I had to see what Martha had to say about all of this. I needed my culinary mommy STAT. The first link showed that even she had succumed to a “grazing” board. I clicked with intrepidation. To my relief, the pic was as it should be. The olives were sequestered, but present, and the fruit was intended for eating. No crackers were getting soggy and all the nuts were shelled. There were no globs of dip plopped or smeared…they were in bowls of their own. I knew I could rely on her good common sense.
I continued my research. Williams Sonoma suggested I source festive props. I’m not sure I want “festive props” on my cheese plates. That’s just more stuff to clean. Some other website had a how-to on grazing tables that referrenced medieval times and described the new trend as a “lavish food buffet”. Clearly they’ve never been to Vegas. Their festive prop was a chalkboard that read “let us graze”. Well….I’m not a cow…so….and I wouldn’t describe presliced cheese and packaged crackers as lavish per se.
Apparently, the grazing table, as it were, is being touted as the alternative to serving an actual meal on plates. So it’s not even an appetizer, it’s now the entire meal. Do you have any idea how pissed off I would be if I was invited to dinner and was expected to eat some messy pile of fruit, cheese, and nuts as the meal? I’d be like….well I’m off to grab a pizza and goodnight.
Surely, there’s another way. I mean, I get the aesthetic….if it’s done well. The problem is, it’s mostly not.

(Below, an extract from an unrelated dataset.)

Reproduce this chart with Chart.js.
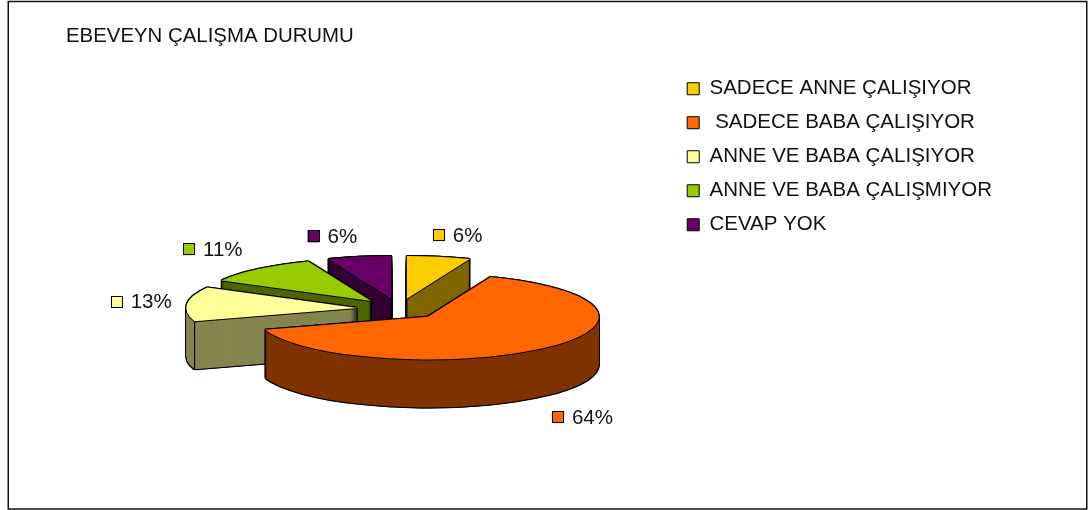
<!DOCTYPE html>
<html>
<head>
<meta charset="utf-8">
<title>Ebeveyn Çalışma Durumu</title>
<script src="https://cdn.jsdelivr.net/npm/chart.js@4"></script>
<style>
    html, body { margin: 0; padding: 0; background: #fff; }
    canvas { display: block; }
</style>
</head>
<body>
<canvas id="parentChart" width="1088" height="510"></canvas>
<script>
// --- Data ---
const chartTitle = 'EBEVEYN ÇALIŞMA DURUMU';
const categories = ['SADECE ANNE ÇALIŞIYOR', ' SADECE BABA ÇALIŞIYOR', 'ANNE VE BABA ÇALIŞIYOR', 'ANNE VE BABA ÇALIŞMIYOR', 'CEVAP YOK'];
const percentages = [6, 64, 13, 11, 6];
const topColors = ['#FFCC00', '#FF6600', '#FFFF99', '#99CC00', '#660066'];
const sideColors = ['#806600', '#803300', '#85854F', '#4D6600', '#330033'];

// --- 3D look of the pie ---
const pieX = 399, pieY = 309;   // centre on the page
const squash = 0.25;            // ellipse height / width
const depth = 48;               // height of the pie wall
const explode = 42;             // how far each slice is pulled out
const drawOrder = [4, 0, 3, 2, 1];  // back to front
const labelNudge = [[9, 2], [2, 4], [6, 0], [-11, -2], [-17, 3]];

// draw one arc with a flat colour, moved by (dx, dy) on the page
function paintArc(ctx, arc, color, dx, dy) {
    const mid = (arc.startAngle + arc.endAngle) / 2;
    const saved = arc.options;
    arc.options = Object.assign({}, saved, { backgroundColor: color, borderWidth: 0, offset: 0, spacing: 0 });
    ctx.save();
    ctx.translate(pieX + dx, pieY + dy);
    ctx.scale(1, squash);
    ctx.translate(Math.cos(mid) * explode - arc.x, Math.sin(mid) * explode - arc.y);
    arc.draw(ctx);
    ctx.restore();
    arc.options = saved;
}

// page position of a point of the slice, angle in canvas radians
function slicePoint(arc, angle, radius) {
    const mid = (arc.startAngle + arc.endAngle) / 2;
    return {
        x: pieX + Math.cos(mid) * explode + Math.cos(angle) * radius,
        y: pieY + (Math.sin(mid) * explode + Math.sin(angle) * radius) * squash
    };
}

// is a page point on the slice's top face?
function onTop(arc, x, y) {
    const tip = slicePoint(arc, 0, 0);
    const dx = x - tip.x, dy = (y - tip.y) / squash;
    if (Math.hypot(dx, dy) > arc.outerRadius) return false;
    let angle = Math.atan2(dy, dx);
    while (angle < arc.startAngle) angle += Math.PI * 2;
    return angle <= arc.endAngle;
}

const pie3d = {
    id: 'pie3d',
    afterLayout(chart) {
        // legend sits beside the pie, below the title line
        chart.legend.top += 65;
        chart.legend.left += 1;
    },
    beforeDraw(chart) {
        const ctx = chart.ctx;
        ctx.save();
        ctx.fillStyle = '#fff';
        ctx.fillRect(0, 0, chart.width, chart.height);
        ctx.strokeStyle = '#111';
        ctx.lineWidth = 1.5;
        ctx.strokeRect(8.25, 1.5, 1078.5, 507.5);
        ctx.restore();
    },
    beforeDatasetsDraw(chart) {
        const ctx = chart.ctx;
        const arcs = chart.getDatasetMeta(0).data;

        drawOrder.forEach(i => {
            const arc = arcs[i];

            // black outline of wall and top
            for (let d = -1; d <= depth + 1; d += 1) {
                paintArc(ctx, arc, '#000', -1, d);
                paintArc(ctx, arc, '#000', 1, d);
            }
            // wall
            for (let d = depth; d >= 1; d -= 1) {
                paintArc(ctx, arc, sideColors[i], 0, d);
            }
            // vertical edges, only where the wall really starts at the corner
            const corners = [
                slicePoint(arc, arc.startAngle, 0),
                slicePoint(arc, arc.startAngle, arc.outerRadius),
                slicePoint(arc, arc.endAngle, arc.outerRadius)
            ];
            ctx.save();
            ctx.strokeStyle = '#000';
            ctx.lineWidth = 1.2;
            corners.forEach(p => {
                if (onTop(arc, p.x, p.y + 3)) return;
                ctx.beginPath();
                ctx.moveTo(p.x, p.y);
                ctx.lineTo(p.x, p.y + depth);
                ctx.stroke();
            });
            ctx.restore();
            // top
            paintArc(ctx, arc, '#000', -1, 0);
            paintArc(ctx, arc, '#000', 1, 0);
            paintArc(ctx, arc, '#000', 0, -1);
            paintArc(ctx, arc, '#000', 0, 1);
            paintArc(ctx, arc, topColors[i], 0, 0);
        });
        return false;
    },
    afterDraw(chart) {
        // percent labels with their small colour keys
        const ctx = chart.ctx;
        const arcs = chart.getDatasetMeta(0).data;
        ctx.save();
        ctx.font = '20.5px "Liberation Sans"';
        ctx.textBaseline = 'middle';
        ctx.textAlign = 'left';
        arcs.forEach((arc, i) => {
            const mid = (arc.startAngle + arc.endAngle) / 2;
            const dirX = Math.cos(mid), dirY = Math.sin(mid);
            const text = percentages[i] + '%';
            const textWidth = ctx.measureText(text).width;
            const cx = pieX + dirX * 265 + labelNudge[i][0];
            const cy = pieY + dirY * 77 + (dirY > 0 ? depth : 0) + labelNudge[i][1];
            const left = cx - (20 + textWidth) / 2;
            ctx.fillStyle = topColors[i];
            ctx.fillRect(left, cy - 6, 12, 12);
            ctx.strokeStyle = '#000';
            ctx.lineWidth = 1;
            ctx.strokeRect(Math.round(left) + 0.5, Math.round(cy - 6) + 0.5, 11, 11);
            ctx.fillStyle = '#111';
            ctx.fillText(text, left + 20, cy + 1);
        });
        ctx.restore();
    }
};

Chart.defaults.font.family = '"Liberation Sans", Arial, sans-serif';
Chart.defaults.color = '#111';

new Chart(document.getElementById('parentChart'), {
    type: 'pie',
    data: {
        labels: categories,
        datasets: [{
            data: percentages,
            backgroundColor: topColors,
            borderColor: '#000',
            borderWidth: 1
        }]
    },
    options: {
        responsive: false,
        animation: false,
        radius: 171,
        layout: { padding: { left: 66, right: 87, top: 0, bottom: 0 } },
        plugins: {
            tooltip: { enabled: false },
            title: {
                display: true,
                text: chartTitle,
                align: 'start',
                color: '#111',
                font: { size: 20.4, weight: 'normal' },
                padding: { top: 24, bottom: 16 }
            },
            legend: {
                position: 'right',
                align: 'start',
                labels: {
                    boxWidth: 12,
                    boxHeight: 12,
                    padding: 13.5,
                    color: '#111',
                    font: { size: 20.5 }
                }
            }
        }
    },
    plugins: [pie3d]
});
</script>
</body>
</html>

I see food laying directly on surfaces it probably shouldn’t be, flavor contamination issues, huge waste problems, and silly props ranging from old crates to fake plants. And lots of signs with the word “graze” on it. Because people need to be told how to eat this way like we’re all five years old. Or maybe we do. I know I was very confused by the slop menagerie I now know as a grazing table.
If you’re entertaining at home, save your dollars on all the food you’ll throw away when the novelty of being a ruminant animal wears off after ten minutes and people stop actually grazing on the mess you spent two hours arranging to look messy yet medieval. Do focused food instead. Grazing platters, perhaps. I had a few opportunities over the holidays to try my hand at it. Hubs and I entertained for four days straight. I had at least a couple of cheese plates, a cold seafood platter, a lox and bagel brunch platter, and cookies for days. This is what I came up with:
A dessert grazing platter complete with cookies, fruit, and candy

Some cold seafood of shrimp and lobster, some cocktail sauce, and meyer lemons

A little seared ahi flavored with radish, onion, and ponzu for the shellfish allergic

And some lox with all the trimmings…my first try at making my own lox! It looks a little from the 50s, but I don’t care. It was amazing. I’ll post a how-to on it soon.

Veggies! Hubs made a smoked salmon spread and a clam dip…so retro! The platter included kohlrabi from the garden, zucchini, cucumbers, sweet bell peppers, teeny tiny pac choi, tomatoes, thai basil, and some chili crackers.